Yesterday, I started the day by writing messages in the few seasonal cards I still don’t send electronically (because I don’t have an email address.) I had tried to finish them the night before, but my shoulder wouldn’t allow me to. After a night’s rest, it was a different story, and I quickly got it done. I got them tothe mailbox for today’s pickup – and, somehow, also mahaged to put out trash and recyclables.
Cartoon
Short Takes –
ProPublica – Inside Google’s Quest to Digitize Troops’ Tissue Samples
Quote – Mostly unknown to the public, the trove and the staff who study it have long been regarded in pathology circles as vital national resources: Scientists used a dead soldier’s specimen that was archived here to perform the first genetic sequencing of the 1918 Flu. Google had a confidential plan to turn the collection of slides into an immense archive that — with the help of the company’s burgeoning, and potentially profitable, AI business — could help create tools to aid the diagnosis and treatment of cancer and other diseases. And it would seek first, exclusive dibs to do so.
Click through for more information. I can see great benefits from digitizing this data. By a private corporation, however,not so much. And Goolge knows that. Why else avoid publicity?
The Daily Beast – Inside the Jury Room for the Trump Org Criminal Trial
Quote – “I constantly fought my knee-jerk belief that of course anything with the name Trump on it is crooked,” one juror told The Daily Beast this week. “I shocked myself in mid-November when I realized that I wasn’t sure I could find the Trump Corporation and Trump Payroll Corporation guilty. We talked in the jury room about having to put on blinders and look just at these two companies. One of the guys started calling Trump ‘Joe Smith.’ From there on we referred to ‘Mr. Smith’s company.’” After a six-week trial, it took the jury just two days last week to come back with guilty verdicts on all nine counts issued against a pair of Trump Organization affiliate companies. Jurors were convinced the companies had blatantly committed fraud, but they still felt compelled to carefully consider each criminal charge to be absolutely sure the facts lined up with legal definitions, according to this juror who exclusively spoke to The Daily Beast.
Click through for details.

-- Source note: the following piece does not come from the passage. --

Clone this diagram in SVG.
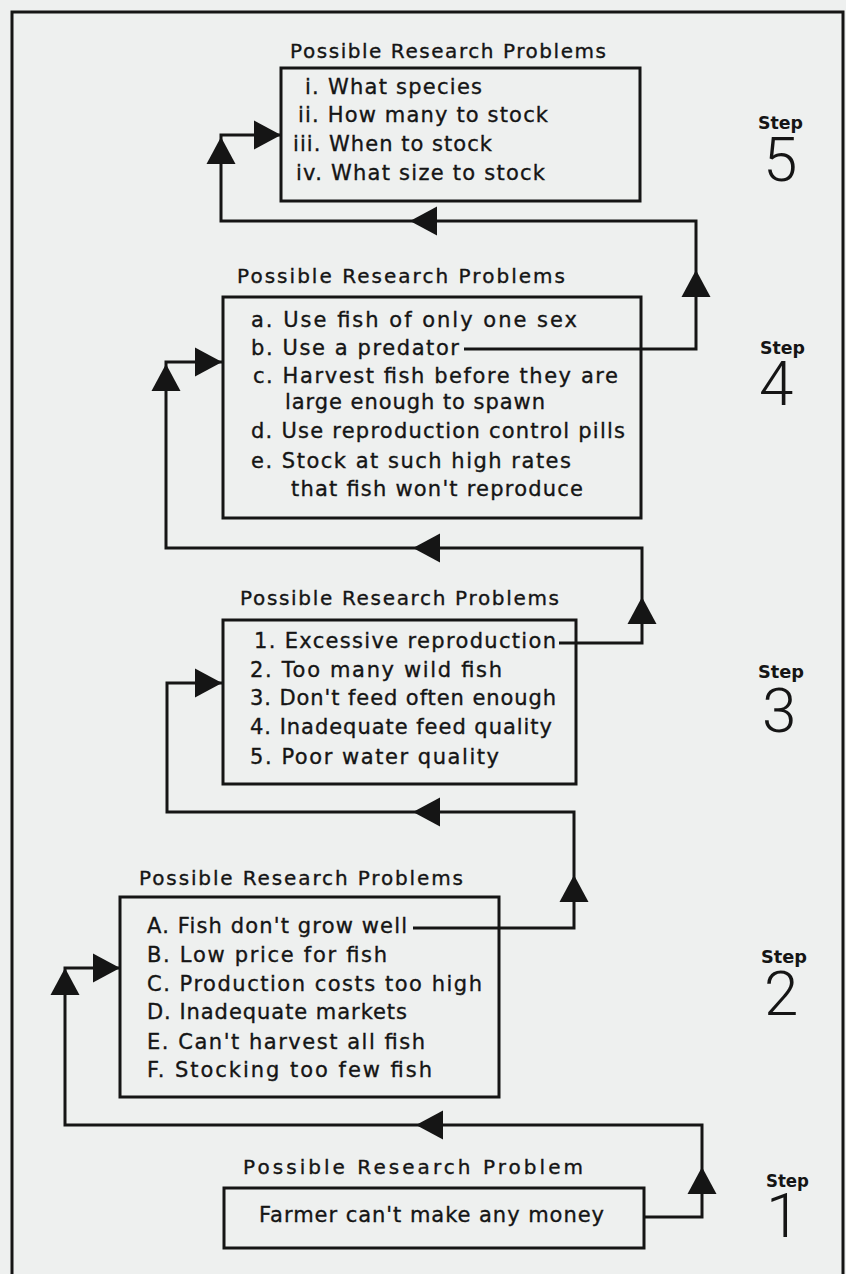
<svg xmlns="http://www.w3.org/2000/svg" xmlns:xlink="http://www.w3.org/1999/xlink" width="846" height="1274" viewBox="0 0 846 1274">
<style>
.bg{fill:#eef0ef}
.frame{fill:none;stroke:#151515;stroke-width:3}
.box{fill:none;stroke:#151515;stroke-width:3}
.ln{fill:none;stroke:#151515;stroke-width:3;stroke-linejoin:miter}
.ah{fill:#151515}
.t{font-family:"DejaVu Sans","Liberation Sans",sans-serif;font-size:20px;fill:#151515;stroke:#151515;stroke-width:0.35}
.it{font-family:"DejaVu Sans","Liberation Sans",sans-serif;font-size:21px;fill:#151515;stroke:#151515;stroke-width:0.35}
.st{font-family:"DejaVu Sans","Liberation Sans",sans-serif;font-size:17px;font-weight:bold;fill:#151515}
.num{font-family:Roboto,Inter,"DejaVu Sans",sans-serif;font-size:62px;font-weight:300;fill:#151515}
</style>
<defs>
<path id="ah" d="M0,0 L14.5,27 L-14.5,27 Z"/>
</defs>
<rect class="bg" x="0" y="0" width="846" height="1274"/>
<path class="frame" d="M12,1276 V12 H843 V1276"/>

<g id="connectors">
<path class="ln" d="M644,1217 H702 V1125 H65 V968 H120"/>
<use xlink:href="#ah" class="ah" transform="translate(702,1167)"/>
<use xlink:href="#ah" class="ah" transform="translate(416,1125) rotate(-90)"/>
<use xlink:href="#ah" class="ah" transform="translate(65,968)"/>
<use xlink:href="#ah" class="ah" transform="translate(120,968) rotate(90)"/>

<path class="ln" d="M413,928 H574 V812 H167 V683 H223"/>
<use xlink:href="#ah" class="ah" transform="translate(574,875)"/>
<use xlink:href="#ah" class="ah" transform="translate(413,812) rotate(-90)"/>
<use xlink:href="#ah" class="ah" transform="translate(222,683) rotate(90)"/>

<path class="ln" d="M559,643 H642 V548 H166 V362 H223"/>
<use xlink:href="#ah" class="ah" transform="translate(642,597)"/>
<use xlink:href="#ah" class="ah" transform="translate(413,548) rotate(-90)"/>
<use xlink:href="#ah" class="ah" transform="translate(166,364)"/>
<use xlink:href="#ah" class="ah" transform="translate(222,362) rotate(90)"/>

<path class="ln" d="M464,349 H696 V221 H221 V135 H281"/>
<use xlink:href="#ah" class="ah" transform="translate(696,270)"/>
<use xlink:href="#ah" class="ah" transform="translate(410,221) rotate(-90)"/>
<use xlink:href="#ah" class="ah" transform="translate(221,137)"/>
<use xlink:href="#ah" class="ah" transform="translate(281,135) rotate(90)"/>
</g>

<g id="step5">
<text class="t" x="290" y="58" textLength="316" lengthAdjust="spacing">Possible Research Problems</text>
<rect class="box" x="281" y="68" width="359" height="133"/>
<text class="it" x="305" y="94" textLength="177" lengthAdjust="spacing">i. What species</text>
<text class="it" x="298" y="122" textLength="250" lengthAdjust="spacing">ii. How many to stock</text>
<text class="it" x="293" y="151" textLength="199" lengthAdjust="spacing">iii. When to stock</text>
<text class="it" x="296" y="180" textLength="249" lengthAdjust="spacing">iv. What size to stock</text>
<text class="st" x="758" y="129" textLength="45" lengthAdjust="spacingAndGlyphs">Step</text>
<text class="num" x="763" y="181">5</text>
</g>

<g id="step4">
<text class="t" x="237" y="283" textLength="328" lengthAdjust="spacing">Possible Research Problems</text>
<rect class="box" x="223" y="297" width="418" height="221"/>
<text class="it" x="251" y="327" textLength="326" lengthAdjust="spacing">a. Use fish of only one sex</text>
<text class="it" x="251" y="355" textLength="208" lengthAdjust="spacing">b. Use a predator</text>
<text class="it" x="253" y="383" textLength="365" lengthAdjust="spacing">c. Harvest fish before they are</text>
<text class="it" x="285" y="409" textLength="260" lengthAdjust="spacing">large enough to spawn</text>
<text class="it" x="251" y="438" textLength="374" lengthAdjust="spacing">d. Use reproduction control pills</text>
<text class="it" x="251" y="468" textLength="320" lengthAdjust="spacing">e. Stock at such high rates</text>
<text class="it" x="291" y="496" textLength="292" lengthAdjust="spacing">that fish won't reproduce</text>
<text class="st" x="760" y="354" textLength="45" lengthAdjust="spacingAndGlyphs">Step</text>
<text class="num" x="759" y="405">4</text>
</g>

<g id="step3">
<text class="t" x="240" y="605" textLength="319" lengthAdjust="spacing">Possible Research Problems</text>
<rect class="box" x="223" y="620" width="353" height="164"/>
<text class="it" x="254" y="648" textLength="302" lengthAdjust="spacing">1. Excessive reproduction</text>
<text class="it" x="250" y="677" textLength="252" lengthAdjust="spacing">2. Too many wild fish</text>
<text class="it" x="250" y="705" textLength="306" lengthAdjust="spacing">3. Don't feed often enough</text>
<text class="it" x="250" y="734" textLength="302" lengthAdjust="spacing">4. Inadequate feed quality</text>
<text class="it" x="250" y="764" textLength="249" lengthAdjust="spacing">5. Poor water quality</text>
<text class="st" x="758" y="678" textLength="46" lengthAdjust="spacingAndGlyphs">Step</text>
<text class="num" x="762" y="732">3</text>
</g>

<g id="step2">
<text class="t" x="139" y="885" textLength="324" lengthAdjust="spacing">Possible Research Problems</text>
<rect class="box" x="120" y="897" width="379" height="200"/>
<text class="it" x="147" y="933" textLength="260" lengthAdjust="spacing">A. Fish don't grow well</text>
<text class="it" x="147" y="962" textLength="240" lengthAdjust="spacing">B. Low price for fish</text>
<text class="it" x="147" y="991" textLength="335" lengthAdjust="spacing">C. Production costs too high</text>
<text class="it" x="147" y="1019" textLength="260" lengthAdjust="spacing">D. Inadequate markets</text>
<text class="it" x="147" y="1049" textLength="278" lengthAdjust="spacing">E. Can't harvest all fish</text>
<text class="it" x="147" y="1077" textLength="285" lengthAdjust="spacing">F. Stocking too few fish</text>
<text class="st" x="761" y="963" textLength="46" lengthAdjust="spacingAndGlyphs">Step</text>
<text class="num" x="764" y="1015">2</text>
</g>

<g id="step1">
<text class="t" x="243" y="1174" textLength="340" lengthAdjust="spacing">Possible Research Problem</text>
<rect class="box" x="224" y="1188" width="420" height="60"/>
<text class="it" x="259" y="1222" textLength="345" lengthAdjust="spacing">Farmer can't make any money</text>
<text class="st" x="766" y="1187" textLength="43" lengthAdjust="spacingAndGlyphs">Step</text>
<text class="num" x="766" y="1237">1</text>
</g>
</svg>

Every trial lawyer in the country – even the world – should read this, and every law professors should make it required reading . The general public, and even lawyers, have some very inaccurate notions about how juries think and decide. In fact, the jury of 12 ordinary people (6 in some civil cases) is probably the most trustworthy piece of every justice system. When jurors go into that room to deliberate, they are as serious as a heart attack, and they work hard to stifle any preconceived notions and to evaluate the evidence, and decide with their heads, not with their emotions.